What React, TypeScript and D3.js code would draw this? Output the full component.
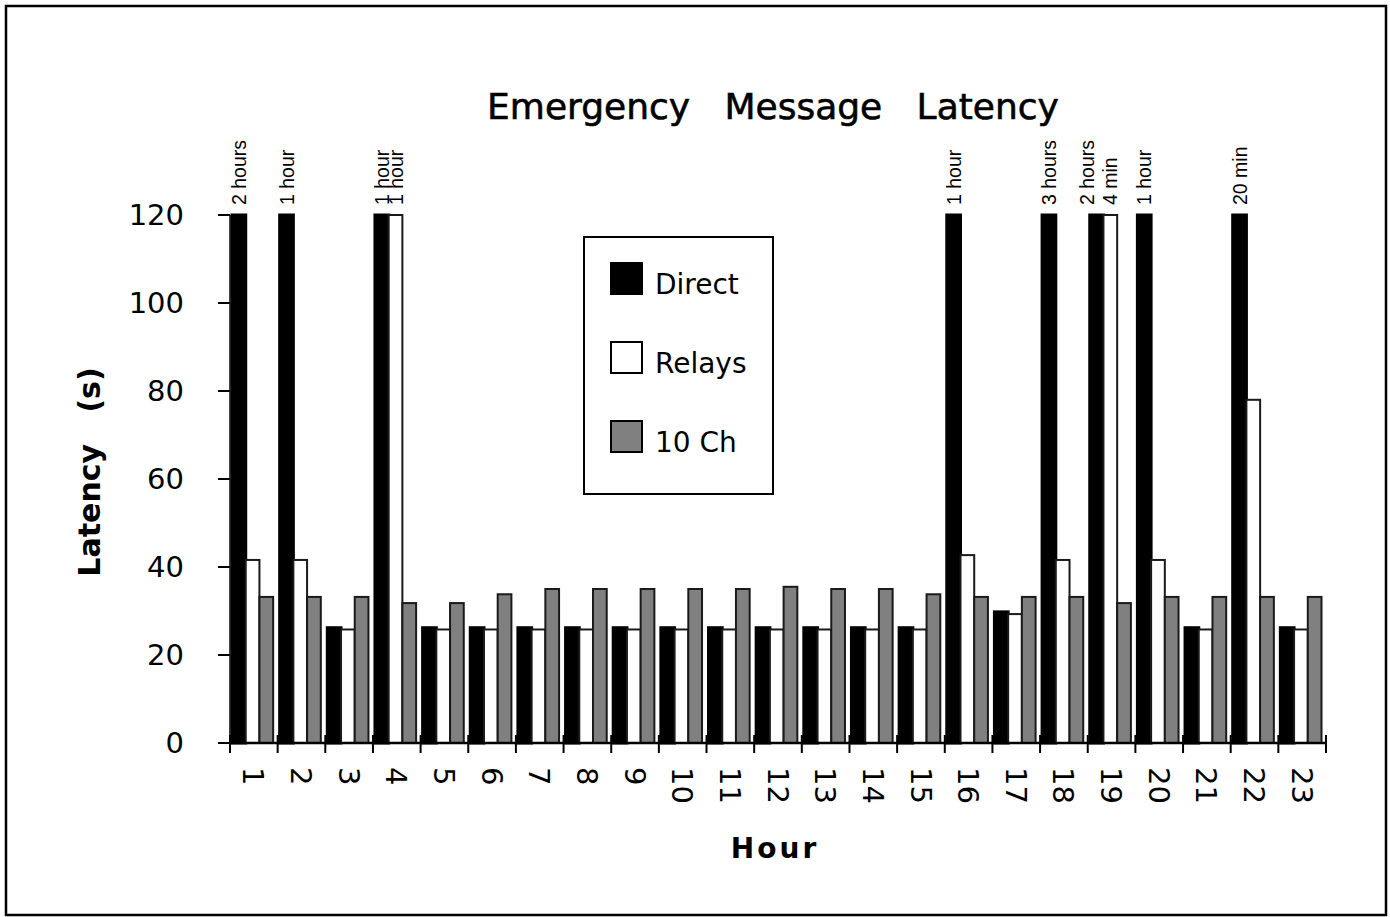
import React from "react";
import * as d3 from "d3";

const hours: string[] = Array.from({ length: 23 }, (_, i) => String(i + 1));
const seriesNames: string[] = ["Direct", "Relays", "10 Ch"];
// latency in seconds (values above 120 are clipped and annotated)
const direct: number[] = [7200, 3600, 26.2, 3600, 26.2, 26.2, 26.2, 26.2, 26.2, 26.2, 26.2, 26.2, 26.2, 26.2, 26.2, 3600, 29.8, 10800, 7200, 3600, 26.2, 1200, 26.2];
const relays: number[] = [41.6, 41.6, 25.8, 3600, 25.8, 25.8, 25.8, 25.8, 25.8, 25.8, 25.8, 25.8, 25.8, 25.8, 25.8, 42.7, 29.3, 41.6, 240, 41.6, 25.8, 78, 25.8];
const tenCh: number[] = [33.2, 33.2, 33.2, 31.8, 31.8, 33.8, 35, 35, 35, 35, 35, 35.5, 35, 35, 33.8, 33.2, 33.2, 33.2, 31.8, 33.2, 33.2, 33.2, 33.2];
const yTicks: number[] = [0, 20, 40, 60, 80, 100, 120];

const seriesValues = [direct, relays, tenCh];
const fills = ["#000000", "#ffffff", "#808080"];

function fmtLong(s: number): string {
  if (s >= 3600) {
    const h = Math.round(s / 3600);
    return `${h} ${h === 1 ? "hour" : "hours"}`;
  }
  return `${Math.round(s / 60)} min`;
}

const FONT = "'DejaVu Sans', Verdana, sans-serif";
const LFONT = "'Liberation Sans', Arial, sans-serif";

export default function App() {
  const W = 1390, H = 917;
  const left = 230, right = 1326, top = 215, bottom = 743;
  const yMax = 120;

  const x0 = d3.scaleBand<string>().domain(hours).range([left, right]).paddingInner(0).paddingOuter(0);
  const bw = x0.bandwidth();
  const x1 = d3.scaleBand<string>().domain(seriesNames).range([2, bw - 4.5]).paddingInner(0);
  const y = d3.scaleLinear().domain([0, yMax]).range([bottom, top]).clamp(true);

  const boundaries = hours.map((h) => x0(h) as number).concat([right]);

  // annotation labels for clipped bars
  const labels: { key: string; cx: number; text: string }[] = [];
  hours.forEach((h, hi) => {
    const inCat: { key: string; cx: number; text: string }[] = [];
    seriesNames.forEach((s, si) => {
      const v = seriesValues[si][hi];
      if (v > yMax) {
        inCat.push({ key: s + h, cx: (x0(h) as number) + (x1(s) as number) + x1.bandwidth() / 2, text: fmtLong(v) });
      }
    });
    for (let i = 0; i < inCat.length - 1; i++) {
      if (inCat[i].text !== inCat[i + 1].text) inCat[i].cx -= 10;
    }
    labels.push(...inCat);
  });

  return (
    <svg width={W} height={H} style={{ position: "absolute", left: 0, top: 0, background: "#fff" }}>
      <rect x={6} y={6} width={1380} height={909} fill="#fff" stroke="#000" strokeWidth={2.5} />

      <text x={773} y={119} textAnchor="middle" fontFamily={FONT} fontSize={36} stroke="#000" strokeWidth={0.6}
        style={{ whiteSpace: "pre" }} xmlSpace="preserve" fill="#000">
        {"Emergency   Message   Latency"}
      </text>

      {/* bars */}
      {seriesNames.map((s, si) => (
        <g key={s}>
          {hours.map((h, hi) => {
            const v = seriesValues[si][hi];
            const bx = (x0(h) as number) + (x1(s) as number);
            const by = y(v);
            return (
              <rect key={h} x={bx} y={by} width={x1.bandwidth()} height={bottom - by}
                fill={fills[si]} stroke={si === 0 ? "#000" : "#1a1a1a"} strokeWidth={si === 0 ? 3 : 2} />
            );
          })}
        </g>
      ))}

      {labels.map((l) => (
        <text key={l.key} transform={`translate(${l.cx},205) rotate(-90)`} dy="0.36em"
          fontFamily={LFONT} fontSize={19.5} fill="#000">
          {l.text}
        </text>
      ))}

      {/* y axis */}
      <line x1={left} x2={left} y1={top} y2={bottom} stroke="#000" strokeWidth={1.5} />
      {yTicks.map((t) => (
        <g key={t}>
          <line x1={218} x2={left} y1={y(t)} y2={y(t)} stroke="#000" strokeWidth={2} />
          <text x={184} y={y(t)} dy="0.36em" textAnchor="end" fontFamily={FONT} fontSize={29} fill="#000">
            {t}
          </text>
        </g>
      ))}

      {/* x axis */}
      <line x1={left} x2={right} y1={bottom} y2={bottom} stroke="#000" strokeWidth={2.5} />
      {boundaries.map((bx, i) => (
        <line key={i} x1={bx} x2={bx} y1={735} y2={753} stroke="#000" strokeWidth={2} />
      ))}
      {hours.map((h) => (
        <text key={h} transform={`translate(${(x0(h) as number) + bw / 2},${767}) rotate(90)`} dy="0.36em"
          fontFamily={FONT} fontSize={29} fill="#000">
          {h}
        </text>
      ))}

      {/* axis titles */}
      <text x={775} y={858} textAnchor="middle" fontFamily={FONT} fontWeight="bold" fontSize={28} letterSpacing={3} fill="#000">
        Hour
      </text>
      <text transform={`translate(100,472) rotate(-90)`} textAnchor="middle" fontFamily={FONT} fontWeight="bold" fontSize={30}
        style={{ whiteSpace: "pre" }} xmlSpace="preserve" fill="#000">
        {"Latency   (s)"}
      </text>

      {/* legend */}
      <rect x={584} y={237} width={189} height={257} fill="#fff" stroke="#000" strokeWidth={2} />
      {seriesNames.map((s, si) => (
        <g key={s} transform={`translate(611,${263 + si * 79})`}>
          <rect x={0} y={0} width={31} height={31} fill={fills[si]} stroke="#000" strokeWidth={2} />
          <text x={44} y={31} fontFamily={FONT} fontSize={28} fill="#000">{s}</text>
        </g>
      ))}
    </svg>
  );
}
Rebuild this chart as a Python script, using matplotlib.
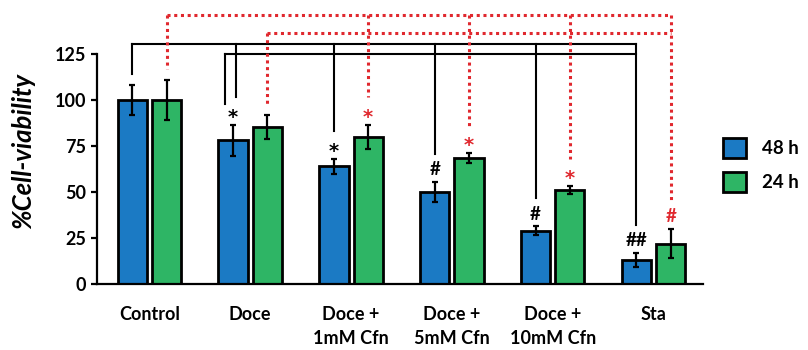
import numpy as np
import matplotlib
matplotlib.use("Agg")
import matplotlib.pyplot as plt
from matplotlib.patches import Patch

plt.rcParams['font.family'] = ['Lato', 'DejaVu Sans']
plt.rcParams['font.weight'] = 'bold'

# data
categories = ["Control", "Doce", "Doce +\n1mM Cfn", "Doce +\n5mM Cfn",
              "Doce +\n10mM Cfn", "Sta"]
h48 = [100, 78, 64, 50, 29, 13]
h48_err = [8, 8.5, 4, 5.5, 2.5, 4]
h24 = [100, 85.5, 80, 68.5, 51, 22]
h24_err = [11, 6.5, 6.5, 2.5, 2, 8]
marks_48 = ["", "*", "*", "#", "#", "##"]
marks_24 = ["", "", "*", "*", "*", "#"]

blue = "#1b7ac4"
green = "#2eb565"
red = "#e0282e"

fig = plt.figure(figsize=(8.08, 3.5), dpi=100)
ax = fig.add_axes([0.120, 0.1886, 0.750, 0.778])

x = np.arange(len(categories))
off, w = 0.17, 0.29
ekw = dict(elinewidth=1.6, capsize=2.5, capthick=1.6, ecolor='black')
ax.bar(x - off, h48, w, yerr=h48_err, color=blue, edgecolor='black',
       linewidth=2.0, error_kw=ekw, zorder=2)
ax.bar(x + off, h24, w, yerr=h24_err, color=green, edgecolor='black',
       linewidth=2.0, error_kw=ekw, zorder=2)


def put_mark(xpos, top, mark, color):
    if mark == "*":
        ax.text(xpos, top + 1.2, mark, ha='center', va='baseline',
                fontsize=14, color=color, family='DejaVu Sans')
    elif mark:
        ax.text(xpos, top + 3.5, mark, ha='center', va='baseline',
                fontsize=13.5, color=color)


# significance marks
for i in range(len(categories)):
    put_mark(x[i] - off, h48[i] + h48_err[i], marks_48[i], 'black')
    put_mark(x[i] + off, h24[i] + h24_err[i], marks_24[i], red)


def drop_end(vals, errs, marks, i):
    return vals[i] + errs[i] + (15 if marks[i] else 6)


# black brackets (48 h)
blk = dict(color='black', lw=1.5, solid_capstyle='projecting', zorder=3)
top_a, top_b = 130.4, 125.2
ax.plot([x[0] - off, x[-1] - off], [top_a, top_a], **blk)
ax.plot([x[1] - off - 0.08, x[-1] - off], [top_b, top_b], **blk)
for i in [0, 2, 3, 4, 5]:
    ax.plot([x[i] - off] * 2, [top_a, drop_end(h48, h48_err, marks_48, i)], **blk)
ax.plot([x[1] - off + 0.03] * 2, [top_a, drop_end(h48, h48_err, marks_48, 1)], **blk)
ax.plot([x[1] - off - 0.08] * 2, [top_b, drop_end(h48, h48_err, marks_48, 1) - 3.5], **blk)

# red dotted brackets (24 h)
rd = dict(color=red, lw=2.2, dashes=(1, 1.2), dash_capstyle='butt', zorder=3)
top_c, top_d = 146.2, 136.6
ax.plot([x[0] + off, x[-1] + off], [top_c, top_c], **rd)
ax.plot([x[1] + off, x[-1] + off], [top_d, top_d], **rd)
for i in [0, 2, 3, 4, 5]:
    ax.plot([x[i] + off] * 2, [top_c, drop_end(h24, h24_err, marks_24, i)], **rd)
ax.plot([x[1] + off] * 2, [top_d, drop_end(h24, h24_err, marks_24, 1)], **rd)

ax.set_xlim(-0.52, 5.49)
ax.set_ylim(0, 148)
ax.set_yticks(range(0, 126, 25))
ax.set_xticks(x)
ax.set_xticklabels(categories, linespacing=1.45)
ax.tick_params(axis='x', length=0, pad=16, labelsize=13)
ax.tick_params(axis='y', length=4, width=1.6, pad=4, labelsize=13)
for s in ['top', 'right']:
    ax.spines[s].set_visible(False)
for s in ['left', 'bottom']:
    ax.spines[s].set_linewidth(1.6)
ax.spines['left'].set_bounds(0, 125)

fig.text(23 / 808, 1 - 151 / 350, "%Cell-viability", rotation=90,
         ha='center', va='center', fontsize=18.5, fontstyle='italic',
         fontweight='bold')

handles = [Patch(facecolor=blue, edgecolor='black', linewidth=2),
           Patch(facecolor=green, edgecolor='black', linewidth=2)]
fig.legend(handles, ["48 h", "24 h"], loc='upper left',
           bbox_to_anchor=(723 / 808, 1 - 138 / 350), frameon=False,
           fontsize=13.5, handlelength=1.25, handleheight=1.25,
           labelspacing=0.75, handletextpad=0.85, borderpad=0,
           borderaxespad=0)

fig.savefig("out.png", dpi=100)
####################
* _YOUR OBJECTIVE_:
Everything from the first line to the line with "import * as" must be repeated exactly, and nothing else. Leave the pictures out.

* _COMPLETE OUTPUT_:
What React, TypeScript and D3.js code would draw this? Output the full component.
import React from "react";
import * as d3 from "d3";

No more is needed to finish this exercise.